» **Instruction**:
Repeat, exactly and in full, the lines of the listing below, but without any pictures.

» **Dataset section**:
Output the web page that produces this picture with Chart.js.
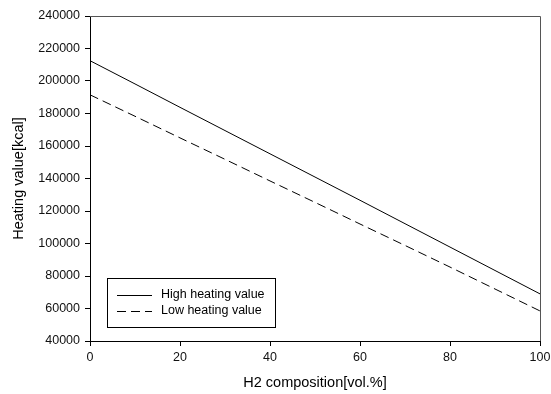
<!DOCTYPE html>
<html>
<head>
<meta charset="utf-8">
<style>
  html, body { margin: 0; padding: 0; background: #fff; }
  #wrap { width: 551px; height: 394px; }
</style>
</head>
<body>
<div id="wrap"><canvas id="heatChart" width="551" height="394"></canvas></div>
<script src="https://cdn.jsdelivr.net/npm/chart.js"></script>
<script>
// H2 composition [vol.%]
const composition = [0, 10, 20, 30, 40, 50, 60, 70, 80, 90, 100];
const highHeating = [212500, 198200, 183800, 169500, 155200, 140900, 126600, 112200, 97800, 83400, 69000];
const lowHeating = [191500, 178300, 165000, 151800, 138500, 125300, 112000, 98800, 85500, 72000, 58500];
const seriesNames = ["High heating value", "Low heating value"];

const font = "'Liberation Sans', Arial, sans-serif";

// frame + legend box drawn by hand, like the original plot
const framePlugin = {
    id: "frame",
    afterDraw(chart) {
        const { ctx, chartArea: a } = chart;
        ctx.save();
        ctx.strokeStyle = "#555";
        ctx.lineWidth = 1;
        ctx.beginPath();
        ctx.moveTo(a.left, a.top + 0.5);
        ctx.lineTo(a.right + 0.5, a.top + 0.5);
        ctx.lineTo(a.right + 0.5, a.bottom);
        ctx.stroke();

        // legend
        const x = a.left + 17, y = a.bottom - 63;
        ctx.strokeStyle = "#000";
        ctx.strokeRect(x + 0.5, y + 0.5, 168, 49);
        ctx.font = "12.5px " + font;
        ctx.fillStyle = "#000";
        ctx.textBaseline = "middle";
        const rows = [y + 17, y + 33];
        rows.forEach((ry, i) => {
            ctx.beginPath();
            ctx.setLineDash(i === 0 ? [] : [9, 5]);
            ctx.moveTo(x + 10, ry + 0.5);
            ctx.lineTo(x + 45, ry + 0.5);
            ctx.stroke();
            ctx.setLineDash([]);
            ctx.fillText(seriesNames[i], x + 54, ry);
        });
        ctx.restore();
    }
};

new Chart(document.getElementById("heatChart"), {
    type: "line",
    data: {
        datasets: [
            {
                label: seriesNames[0],
                data: composition.map((c, i) => ({ x: c, y: highHeating[i] })),
                borderColor: "#000",
                borderWidth: 1,
                pointRadius: 0,
                tension: 0
            },
            {
                label: seriesNames[1],
                data: composition.map((c, i) => ({ x: c, y: lowHeating[i] })),
                borderColor: "#000",
                borderWidth: 1,
                borderDash: [9, 5],
                pointRadius: 0,
                tension: 0
            }
        ]
    },
    options: {
        responsive: false,
        animation: false,
        layout: { padding: { top: 16, right: 11, left: 6, bottom: 0 } },
        plugins: { legend: { display: false }, tooltip: { enabled: false } },
        scales: {
            x: {
                type: "linear",
                min: 0,
                max: 100,
                ticks: { stepSize: 20, color: "#111", font: { family: font, size: 12.5 }, padding: 4 },
                grid: { drawOnChartArea: false, tickLength: 5, color: "#000" },
                border: { color: "#000" },
                title: { display: true, text: "H2 composition[vol.%]", color: "#000", font: { family: font, size: 14.5 }, padding: { top: 9, bottom: 2 } },
                afterFit(s) { s.height = 53; s.paddingLeft = 0; s.paddingRight = 0; }
            },
            y: {
                min: 40000,
                max: 240000,
                ticks: {
                    stepSize: 20000, color: "#111", font: { family: font, size: 12.5 }, padding: 5,
                    callback: v => String(v)
                },
                grid: { drawOnChartArea: false, tickLength: 5, color: "#000" },
                border: { color: "#000" },
                title: { display: true, text: "Heating value[kcal]", color: "#000", font: { family: font, size: 14.5 }, padding: { bottom: 2 } },
                afterFit(s) { s.width = 84; }
            }
        }
    },
    plugins: [framePlugin]
});
</script>
</body>
</html>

» **Correct output**:
Output the web page that produces this picture with Chart.js.
<!DOCTYPE html>
<html>
<head>
<meta charset="utf-8">
<style>
  html, body { margin: 0; padding: 0; background: #fff; }
  #wrap { width: 551px; height: 394px; }
</style>
</head>
<body>
<div id="wrap"><canvas id="heatChart" width="551" height="394"></canvas></div>
<script src="https://cdn.jsdelivr.net/npm/chart.js"></script>
<script>
// H2 composition [vol.%]
const composition = [0, 10, 20, 30, 40, 50, 60, 70, 80, 90, 100];
const highHeating = [212500, 198200, 183800, 169500, 155200, 140900, 126600, 112200, 97800, 83400, 69000];
const lowHeating = [191500, 178300, 165000, 151800, 138500, 125300, 112000, 98800, 85500, 72000, 58500];
const seriesNames = ["High heating value", "Low heating value"];

const font = "'Liberation Sans', Arial, sans-serif";

// frame + legend box drawn by hand, like the original plot
const framePlugin = {
    id: "frame",
    afterDraw(chart) {
        const { ctx, chartArea: a } = chart;
        ctx.save();
        ctx.strokeStyle = "#555";
        ctx.lineWidth = 1;
        ctx.beginPath();
        ctx.moveTo(a.left, a.top + 0.5);
        ctx.lineTo(a.right + 0.5, a.top + 0.5);
        ctx.lineTo(a.right + 0.5, a.bottom);
        ctx.stroke();

        // legend
        const x = a.left + 17, y = a.bottom - 63;
        ctx.strokeStyle = "#000";
        ctx.strokeRect(x + 0.5, y + 0.5, 168, 49);
        ctx.font = "12.5px " + font;
        ctx.fillStyle = "#000";
        ctx.textBaseline = "middle";
        const rows = [y + 17, y + 33];
        rows.forEach((ry, i) => {
            ctx.beginPath();
            ctx.setLineDash(i === 0 ? [] : [9, 5]);
            ctx.moveTo(x + 10, ry + 0.5);
            ctx.lineTo(x + 45, ry + 0.5);
            ctx.stroke();
            ctx.setLineDash([]);
            ctx.fillText(seriesNames[i], x + 54, ry);
        });
        ctx.restore();
    }
};

new Chart(document.getElementById("heatChart"), {
    type: "line",
    data: {
        datasets: [
            {
                label: seriesNames[0],
                data: composition.map((c, i) => ({ x: c, y: highHeating[i] })),
                borderColor: "#000",
                borderWidth: 1,
                pointRadius: 0,
                tension: 0
            },
            {
                label: seriesNames[1],
                data: composition.map((c, i) => ({ x: c, y: lowHeating[i] })),
                borderColor: "#000",
                borderWidth: 1,
                borderDash: [9, 5],
                pointRadius: 0,
                tension: 0
            }
        ]
    },
    options: {
        responsive: false,
        animation: false,
        layout: { padding: { top: 16, right: 11, left: 6, bottom: 0 } },
        plugins: { legend: { display: false }, tooltip: { enabled: false } },
        scales: {
            x: {
                type: "linear",
                min: 0,
                max: 100,
                ticks: { stepSize: 20, color: "#111", font: { family: font, size: 12.5 }, padding: 4 },
                grid: { drawOnChartArea: false, tickLength: 5, color: "#000" },
                border: { color: "#000" },
                title: { display: true, text: "H2 composition[vol.%]", color: "#000", font: { family: font, size: 14.5 }, padding: { top: 9, bottom: 2 } },
                afterFit(s) { s.height = 53; s.paddingLeft = 0; s.paddingRight = 0; }
            },
            y: {
                min: 40000,
                max: 240000,
                ticks: {
                    stepSize: 20000, color: "#111", font: { family: font, size: 12.5 }, padding: 5,
                    callback: v => String(v)
                },
                grid: { drawOnChartArea: false, tickLength: 5, color: "#000" },
                border: { color: "#000" },
                title: { display: true, text: "Heating value[kcal]", color: "#000", font: { family: font, size: 14.5 }, padding: { bottom: 2 } },
                afterFit(s) { s.width = 84; }
            }
        }
    },
    plugins: [framePlugin]
});
</script>
</body>
</html>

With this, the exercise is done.